La diversión en la red: una agradable costumbre que nos amenaza de trivialidad masiva

Profesor Dr. Luis Sujatovich – UNQ -UDE –

Resulta muy complejo advertir de dónde proviene la necesidad casi absoluta de incluir la diversión en la mayoría de las actividades, contenidos y relaciones en la red. Un curso de idiomas, una receta, un ejercicio, una foto, hasta un pedido de solidaridad debe estar sujeto a una condición discursiva que por, agradable que parezca, es muy opresiva. Si los primeros imprenteros debían ceñir el texto a las rígidas cajas de impresión, sin las cuales era imposible realizar la tarea, en la actualidad esas reglas han evolucionado y ya no exigen la paciente labor de un oficio ya extinto, sino que se han vuelto invisibles pero tan efectivas como aquellas: la mayoría las adopta como una condición no escrita pero inherente a la acción comunicacional digital que nos incluye y nos conforma en sujetos contemporáneos.

Quizás alguien pueda argumentar que no es censurable esta necesidad de volver agradable, dinámico y de fácil comprensión los mensajes que circulan abundantemente. No son agresivos ni feroces ni nos producen pesadillas, entonces ¿qué tiene de malo? Y esa pregunta nos confronta con la primera dificultad: la afectada bondad que entraña el binomio diversión/velocidad pone en apuros a cualquiera que no esté convencido de sus virtudes.
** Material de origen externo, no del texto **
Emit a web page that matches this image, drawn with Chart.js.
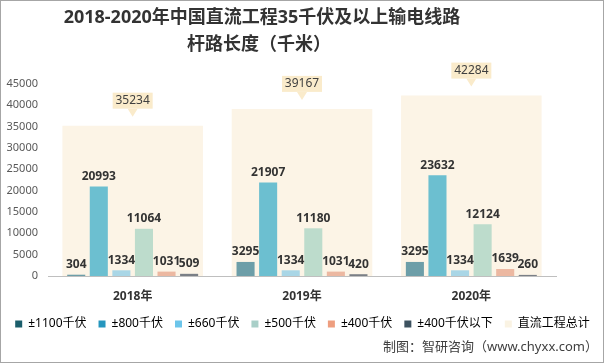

En una primera aproximación no tienen nada reprochable, sin embargo si hacemos el esfuerzo de detenernos y acallamos el rumor constante de los bites llevando y trayendo luces y sonidos, podríamos inquirirnos acerca del lugar que les cabe al del esfuerzo y al de su villano insustituible: el fracaso.

En consecuencia, nos hallamos ante una situación que no parece tener solución en los términos que la red establece: ¿cómo actuar ante el intento fallido? Si equivocarme no es gracioso y necesito otra oportunidad, ¿podré tenerla? Bajo cuáles condiciones es posible difundir en una perfil (o mejor, en muchos) que rendí mal el examen y que el curso de idiomas requiere constancia, dedicación y largos horas de meticuloso estudio.

No deja de ser curioso que un espacio que incita a la diversión valide como tal una foto de un sujeto paseando su perro en la plaza del barrio o tomando mate en la playa bonaerense, pero que tache de aburrido una cita literaria, una explicación científica o la angustiosa lucidez de un sujeto ante sus propias limitaciones.

El problema no estriba en la búsqueda de diversión (a pesar de los excesos que pudiera ocasionar) sino más bien en la potestad de gruesos grupos sociales de adoptar como absoluto su interés particular. Si la diversión (en un sentido profundamente unívoco) acaba convirtiéndose en la única estrategia comunicacional permitida, la red acabará siendo tan trivial como la vidriera de un shopping. Y para peor apenas tendremos el módico consuelo de constituirnos en la mercadería que se consume en busca de un entretenimiento de solaz digestión y a bajo precio intelectual.